Kentucky equine medical director concerned for future of horse racing

LEXINGTON, Ky. (WKYT) - The Kentucky Horse Racing Commission's equine medical director is warning the horse racing industry that its future is in doubt if California's problems make it to the Commonwealth.

"California racing is having an existential crisis, and I think we all need to look closely and say, 'That could be us,'" Dr. Mary Scollay said. "We need to think very carefully about what we do, why we do it, and what we can do better."

These comments come after Cathedral Reader, a 4-year-old filly, was euthanized Saturday at Keeneland after suffering an injury in the Madison Stakes (G1).

It still could be weeks before the commission knows exactly what went wrong, as they performed a necropsy Monday. Some in Kentucky are keeping a close eye on horses' health as 23 have died at Santa Anita in California since December.

Scollay says horse racing officials know the industry is being scrutinized because of on-track injuries and deaths. She believes there needs to be a new approach to solving the problem.

"Part of the problem with the horses is I don't think we've fully recognized what all the risk factors are," Scollay said. "We know some of them. I think we need to be careful that if we focus too much on those, we don't recognize the other ones that can also have impact."

State lawmakers on the Administrative Regulation Review Subcommittee are scheduled to meet Tuesday afternoon in Frankfort. A couple of substantial rule changes that Dr. Scollay says would improve the welfare of horses are on the agenda.

There could also be federal action on the industry, as Rep.
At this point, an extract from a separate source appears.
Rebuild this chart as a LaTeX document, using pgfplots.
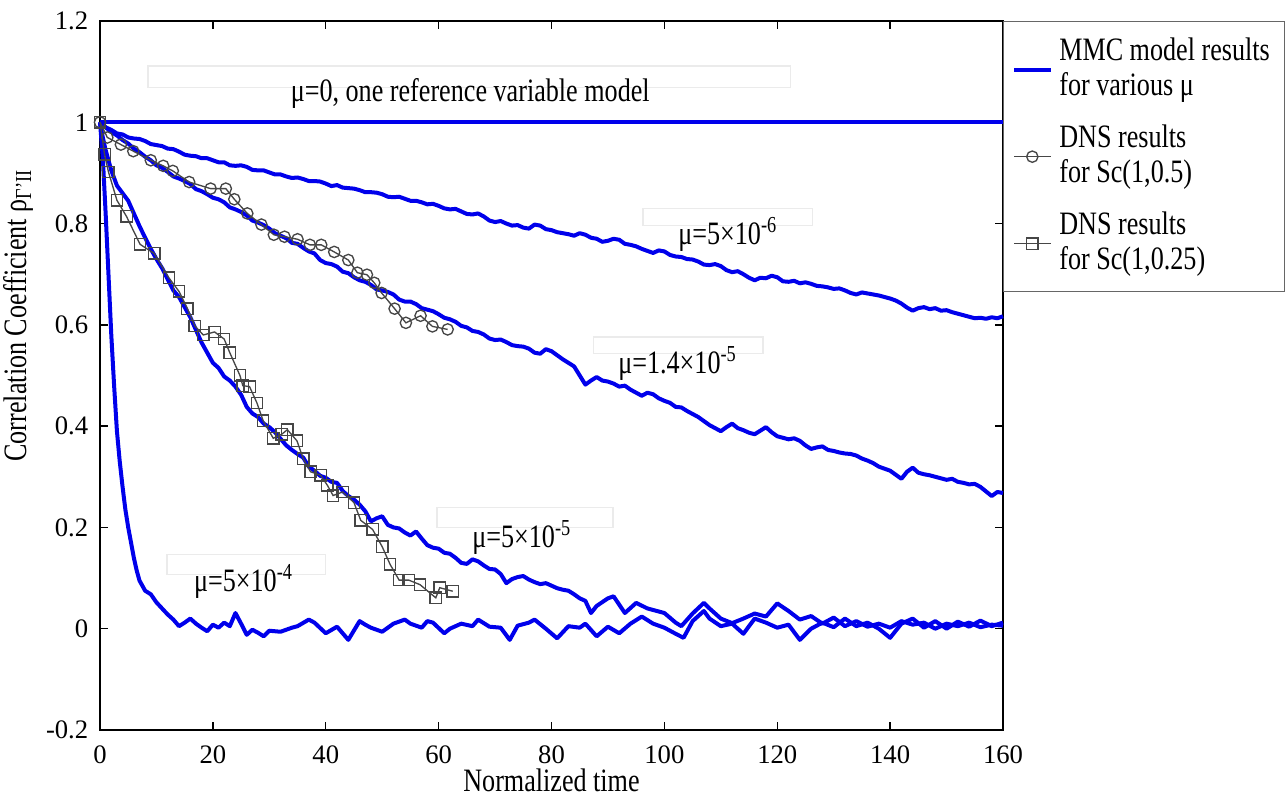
\documentclass[border=0pt]{standalone}
\usepackage{fontspec}
\setmainfont{Liberation Serif}[FakeStretch=0.8]
\newfontfamily\tickfont{Liberation Serif}
\usepackage{pgfplots}
\pgfplotsset{compat=1.18}
\definecolor{mblue}{RGB}{0,0,235}
\definecolor{dns}{RGB}{70,70,70}
\begin{document}
\begin{tikzpicture}[font=\fontsize{9.8}{10.5}\selectfont]
\begin{axis}[
  scale only axis,
  width=270.9pt, height=212.7pt,
  xmin=0, xmax=160, ymin=-0.2, ymax=1.2,
  xtick={0,20,40,60,80,100,120,140,160},
  ytick={-0.2,0,0.2,0.4,0.6,0.8,1,1.2},
  tick align=inside,
  major tick length=2.4pt,
  axis line style={line width=0.4pt},
  every tick/.style={black, line width=0.4pt},
  tick label style={font=\tickfont\fontsize{8}{9}\selectfont},
  xticklabel style={yshift=-1.2pt},
  /pgf/number format/assume math mode=true,
  clip=false,
  xlabel={Normalized time},
  xlabel style={at={(axis description cs:0.5,-0.0705)}, anchor=center},
  ylabel={Correlation Coefficient ρ\textsubscript{Γ'II}},
  ylabel style={at={(axis description cs:-0.0908,0.585)}, anchor=center},
  legend style={at={(rel axis cs:1,1)}, anchor=north west, draw=black!60,
    line width=0.4pt, font=\fontsize{9.8}{10.5}\selectfont,
    row sep=3.3pt, inner xsep=2.5pt, inner ysep=3pt,
    cells={align=left, anchor=west}},
  legend cell align=left,
  legend image code/.code={\draw[mark repeat=2,mark phase=2,#1] plot coordinates {(0pt,0pt) (5.5pt,0pt) (11pt,0pt)};},
]
\coordinate (bl) at (rel axis cs:0,0);
\coordinate (tr) at (rel axis cs:1,1);

\addlegendimage{mblue, line width=1.2pt}
\addlegendentry{MMC model results\\for various μ}
\addlegendimage{dns, line width=0.4pt, mark=o, mark size=1.7pt, mark options={solid, fill=none}}
\addlegendentry{DNS results\\for Sc(1,0.5)}
\addlegendimage{dns, line width=0.4pt, mark=square, mark size=1.7pt, mark options={solid, fill=none}}
\addlegendentry{DNS results\\for Sc(1,0.25)}

% faint annotation boxes
\draw[black!8, line width=0.4pt] (axis cs:8.5,1.069) rectangle (axis cs:122.3,1.111);
\draw[black!8, line width=0.4pt] (axis cs:96.2,0.796) rectangle (axis cs:126.3,0.830);
\draw[black!8, line width=0.4pt] (axis cs:87.4,0.543) rectangle (axis cs:117.5,0.576);
\draw[black!8, line width=0.4pt] (axis cs:59.7,0.200) rectangle (axis cs:90.9,0.240);
\draw[black!8, line width=0.4pt] (axis cs:11.9,0.107) rectangle (axis cs:39.9,0.146);

% mu = 0
\addplot[forget plot, mblue, line width=1.2pt] coordinates {(0,1) (160,1)};

% mu = 5e-6
\addplot[forget plot, mblue, line width=1.2pt, line join=round] coordinates {
(0,1.000) (1,0.990) (2,0.985) (3,0.978) (4,0.976) (5,0.970) (6,0.968) (7,0.967)
(8,0.963) (9,0.957) (10,0.955) (11,0.953) (12,0.948) (13,0.947) (14,0.942)
(15,0.936) (16,0.934) (17,0.933) (18,0.929) (19,0.929) (20,0.925) (21,0.921)
(22,0.921) (23,0.915) (24,0.914) (25,0.915) (26,0.912) (27,0.906) (28,0.905)
(29,0.905) (30,0.901) (31,0.897) (32,0.897) (33,0.893) (34,0.890) (35,0.891)
(36,0.888) (37,0.884) (38,0.884) (39,0.883) (40,0.879) (41,0.874) (42,0.876)
(43,0.871) (44,0.870) (45,0.869) (46,0.866) (47,0.862) (48,0.862) (49,0.861)
(50,0.858) (51,0.853) (52,0.852) (53,0.853) (54,0.849) (55,0.845) (56,0.845)
(57,0.842) (58,0.838) (59,0.839) (60,0.835) (61,0.830) (62,0.828) (63,0.829)
(64,0.824) (65,0.819) (66,0.818) (67,0.820) (68,0.814) (69,0.806) (70,0.803)
(71,0.805) (72,0.800) (73,0.796) (74,0.797) (75,0.792) (76,0.790) (77,0.798)
(78,0.796) (79,0.789) (80,0.787) (81,0.783) (82,0.781) (83,0.779) (84,0.776)
(85,0.781) (86,0.778) (87,0.772) (88,0.770) (89,0.764) (90,0.766) (91,0.770)
(92,0.768) (93,0.760) (94,0.758) (95,0.755) (96,0.750) (97,0.746) (98,0.742)
(99,0.747) (100,0.745) (101,0.738) (102,0.735) (103,0.734) (104,0.730)
(105,0.729) (106,0.725) (107,0.719) (108,0.718) (109,0.720) (110,0.716)
(111,0.708) (112,0.704) (113,0.706) (114,0.700) (115,0.693) (116,0.688)
(117,0.693) (118,0.692) (119,0.697) (120,0.694) (121,0.686) (122,0.685)
(123,0.687) (124,0.682) (125,0.684) (126,0.681) (127,0.677) (128,0.676)
(129,0.674) (130,0.671) (131,0.672) (132,0.668) (133,0.663) (134,0.660)
(135,0.664) (136,0.662) (137,0.660) (138,0.658) (139,0.655) (140,0.652)
(141,0.648) (142,0.642) (143,0.634) (144,0.628) (145,0.633) (146,0.635)
(147,0.631) (148,0.633) (149,0.628) (150,0.629) (151,0.625) (152,0.622)
(153,0.619) (154,0.616) (155,0.613) (156,0.614) (157,0.612) (158,0.615)
(159,0.613) (160,0.617)
};

% mu = 1.4e-5
\addplot[forget plot, mblue, line width=1.2pt, line join=round] coordinates {
(0,1.000) (1,0.990) (2,0.981) (3,0.974) (4,0.965) (5,0.958) (6,0.948) (7,0.941)
(8,0.932) (9,0.925) (10,0.915) (11,0.910) (12,0.902) (13,0.893) (14,0.889)
(15,0.884) (16,0.878) (17,0.868) (18,0.864) (19,0.858) (20,0.851) (21,0.848)
(22,0.842) (23,0.832) (24,0.828) (25,0.823) (26,0.816) (27,0.806) (28,0.802)
(29,0.797) (30,0.790) (31,0.781) (32,0.776) (33,0.771) (34,0.762) (35,0.760)
(36,0.752) (37,0.745) (38,0.741) (39,0.728) (40,0.722) (41,0.720) (42,0.715)
(43,0.705) (44,0.702) (45,0.694) (46,0.688) (47,0.685) (48,0.679) (49,0.670)
(50,0.668) (51,0.665) (52,0.660) (53,0.650) (54,0.646) (55,0.646) (56,0.641)
(57,0.633) (58,0.630) (59,0.627) (60,0.621) (61,0.614) (62,0.611) (63,0.606)
(64,0.598) (65,0.595) (66,0.588) (67,0.586) (68,0.581) (69,0.573) (70,0.570)
(71,0.571) (72,0.566) (73,0.560) (74,0.558) (75,0.557) (76,0.553) (77,0.545)
(78,0.543) (79,0.552) (80,0.548) (81,0.540) (82,0.532) (83,0.525) (84,0.518)
(85,0.500) (86,0.482) (87,0.490) (88,0.497) (89,0.490) (90,0.488) (91,0.484)
(92,0.478) (93,0.480) (94,0.472) (95,0.466) (96,0.460) (97,0.466) (98,0.463)
(99,0.455) (100,0.450) (101,0.446) (102,0.438) (103,0.437) (104,0.430)
(105,0.424) (106,0.418) (107,0.410) (108,0.402) (109,0.396) (110,0.390)
(111,0.398) (112,0.405) (113,0.396) (114,0.392) (115,0.387) (116,0.384)
(117,0.391) (118,0.398) (119,0.388) (120,0.380) (121,0.377) (122,0.374)
(123,0.376) (124,0.371) (125,0.362) (126,0.355) (127,0.358) (128,0.360)
(129,0.353) (130,0.351) (131,0.348) (132,0.346) (133,0.345) (134,0.342)
(135,0.336) (136,0.332) (137,0.327) (138,0.320) (139,0.316) (140,0.312)
(141,0.304) (142,0.296) (143,0.310) (144,0.318) (145,0.308) (146,0.305)
(147,0.303) (148,0.300) (149,0.297) (150,0.294) (151,0.296) (152,0.290)
(153,0.288) (154,0.285) (155,0.286) (156,0.280) (157,0.271) (158,0.262)
(159,0.270) (160,0.268)
};

% mu = 5e-5
\addplot[forget plot, mblue, line width=1.2pt, line join=round] coordinates {
(0,1.000) (0.5,0.970) (1,0.945) (2,0.905) (3,0.875) (4,0.860) (5,0.845) (6,0.820)
(7,0.795) (8,0.772) (9,0.750) (10,0.730) (11,0.712) (12,0.690) (13,0.668)
(14,0.655) (15,0.635) (16,0.615) (17,0.590) (18,0.565) (19,0.545) (20,0.525)
(21,0.515) (22,0.498) (23,0.490) (24,0.478) (25,0.462) (26,0.438) (27,0.425)
(28,0.418) (29,0.405) (30,0.398) (31,0.388) (32,0.375) (33,0.362) (34,0.353)
(35,0.345) (36,0.338) (37,0.320) (38,0.312) (39,0.302) (40,0.298) (41,0.290)
(42,0.288) (43,0.272) (44,0.262) (45,0.255) (46,0.245) (47,0.232) (48,0.212)
(49,0.218) (50,0.222) (51,0.205) (52,0.200) (53,0.198) (54,0.190) (55,0.184)
(56,0.192) (57,0.178) (58,0.165) (59,0.160) (60,0.158) (61,0.150) (62,0.148)
(63,0.140) (64,0.130) (65,0.128) (66,0.137) (67,0.133) (68,0.125) (69,0.118)
(70,0.117) (71,0.108) (72,0.090) (73,0.098) (74,0.102) (75,0.104) (76,0.097)
(77,0.092) (78,0.088) (79,0.090) (80,0.085) (81,0.080) (82,0.077) (83,0.075)
(84,0.068) (85,0.060) (86,0.055) (87,0.031) (88,0.045) (90,0.060) (91,0.064)
(93,0.031) (95,0.051) (97,0.040) (100,0.031) (102,0.012) (103,0.005) (105,0.030)
(107,0.051) (108,0.040) (110,0.020) (112,0.011) (114,0.020) (116,0.030)
(118,0.024) (120,0.050) (122,0.035) (124,0.018) (126,0.025) (128,0.010)
(130,0.022) (132,0.005) (134,0.015) (136,0.004) (138,0.010) (140,0.002)
(142,0.015) (144,0.008) (146,0.012) (148,0.000) (150,0.010) (152,0.005)
(154,0.012) (156,0.003) (158,0.008) (160,0.006)
};

% mu = 5e-4
\addplot[forget plot, mblue, line width=1.2pt, line join=round] coordinates {
(0,1.000) (0.5,0.930) (1,0.820) (1.5,0.700) (2,0.580) (2.5,0.480) (3,0.390)
(3.5,0.330) (4,0.280) (4.5,0.235) (5,0.200) (5.5,0.170) (6,0.140) (6.5,0.115)
(7,0.095) (8,0.075) (9,0.068) (10,0.052) (11,0.040) (12,0.028) (13,0.018)
(14,0.005) (15,0.012) (16,0.020) (17,0.010) (18,0.002) (19,-0.005) (20,0.008)
(21,0.002) (22,0.012) (23,0.005) (24,0.031) (25,0.010) (26,-0.012) (27,-0.002)
(28,-0.008) (29,-0.015) (30,-0.004) (32,-0.006) (34,0.002) (35,0.005) (37,0.018)
(38,0.012) (40,-0.009) (42,0.004) (44,-0.022) (46,0.015) (47,0.008) (48,0.002)
(50,-0.006) (52,0.010) (54,0.018) (55,0.010) (57,0.002) (58,0.015) (59,0.012)
(61,-0.009) (62,0.000) (64,0.010) (66,0.005) (67,0.018) (69,0.004) (71,0.002)
(72.6,-0.022) (74,0.006) (76,0.012) (77,0.018) (79,0.000) (81,-0.019) (83,0.005)
(85,0.002) (86,0.010) (88,-0.015) (90,0.004) (92,-0.009) (94,0.010) (96,0.024)
(98,0.010) (100,0.002) (102,-0.010) (103.4,-0.018) (105,0.015) (107,0.035)
(108,0.020) (110,0.005) (112,0.010) (114,-0.010) (116,0.020) (118,0.012)
(120,0.002) (122,0.008) (124,-0.022) (126,0.000) (128,0.012) (130,0.003)
(132,0.020) (134,0.005) (136,0.012) (138,0.000) (140,-0.018) (142,0.010)
(144,0.020) (146,0.002) (148,0.015) (150,0.000) (152,0.014) (154,0.004)
(156,0.016) (158,0.005) (160,0.012)
};

% DNS Sc(1,0.5)
\addplot[forget plot, dns, line width=0.4pt, mark=o, mark size=1.7pt, mark options={solid, fill=none}] coordinates {
(0,1.000) (1.3,0.970) (3.7,0.956) (5.9,0.943) (9.0,0.925) (11.2,0.914)
(12.9,0.904) (15.8,0.882) (19.6,0.869) (22.3,0.869) (23.8,0.848) (26.1,0.820)
(28.6,0.798) (30.8,0.778) (32.7,0.774) (35.0,0.769) (37.2,0.758) (39.2,0.758)
(41.5,0.744) (44.0,0.728) (45.6,0.703) (47.3,0.699) (48.6,0.683) (49.9,0.663)
(52.2,0.632) (54.2,0.604) (56.8,0.618) (58.9,0.597) (61.6,0.591)
};

% DNS Sc(1,0.25)
\addplot[forget plot, dns, line width=0.4pt, mark=square, mark size=1.7pt, mark options={solid, fill=none}] coordinates {
(0,1.000) (0.8,0.937) (1.5,0.902) (3.0,0.846) (4.7,0.814) (7.1,0.759)
(9.6,0.741) (12.2,0.693) (14.0,0.666) (15.5,0.632) (16.8,0.598) (18.3,0.580)
(20.3,0.586) (22.0,0.572) (23.0,0.545) (24.8,0.500) (25.3,0.480) (26.5,0.478)
(27.8,0.446) (28.9,0.411) (30.7,0.376) (32.2,0.384) (33.2,0.393) (34.9,0.371)
(36.0,0.336) (37.3,0.310) (39.1,0.303) (40.3,0.283) (41.3,0.263) (43.0,0.270)
(45.0,0.249) (46.2,0.214) (48.3,0.196) (50.0,0.162) (51.4,0.127) (53.0,0.096)
(54.7,0.096) (56.7,0.087) (59.5,0.061) (60.2,0.081) (62.5,0.074)
};

% annotations
\node at (axis cs:65.6,1.057) {μ=0, one reference variable model};
\node at (axis cs:111.3,0.778) {μ=5×10\textsuperscript{-6}};
\node at (axis cs:102.4,0.523) {μ=1.4×10\textsuperscript{-5}};
\node at (axis cs:74.8,0.180) {μ=5×10\textsuperscript{-5}};
\node at (axis cs:25.5,0.093) {μ=5×10\textsuperscript{-4}};
\end{axis}
\pgfresetboundingbox
\path[use as bounding box] ([shift={(-30pt,-19.2pt)}]bl) rectangle ([shift={(84.6pt,6.3pt)}]tr);
\end{tikzpicture}
\end{document}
Andy Barr, R - Kentucky, is proposing a bill which would create federal authority over the industry.

"I think the message to the industry and the people who have seen this as a way of life for generations is that there is no guarantee it'll be here for future generations," Scollay said. "So I think the message to the current stakeholders, myself included, is to do everything we can to improve the safety for these horses and the jockeys."

Horse trainer Kenny McPeek says horse safety is paramount for the industry.

"The people that are most affected by what happens are the people that are handling the horse," McPeek said. "Not just the trainer, but the grooms and the riders, the hot walkers and certainly the owner. It's devastating from our perspective."

But he also says there is no way to completely prevent injuries, no matter how careful you are.

"It's something that's almost impossible to avoid. You have certain times when horses that are perfectly sound take one bad step. And the fact you have such a large animal racing on small legs, it's obviously risky."

Kentucky's thoroughbred race-related deaths nearly doubled to 36 in 2018 compared to 2017, but deaths at Keeneland remained flat at five deaths year-to-year.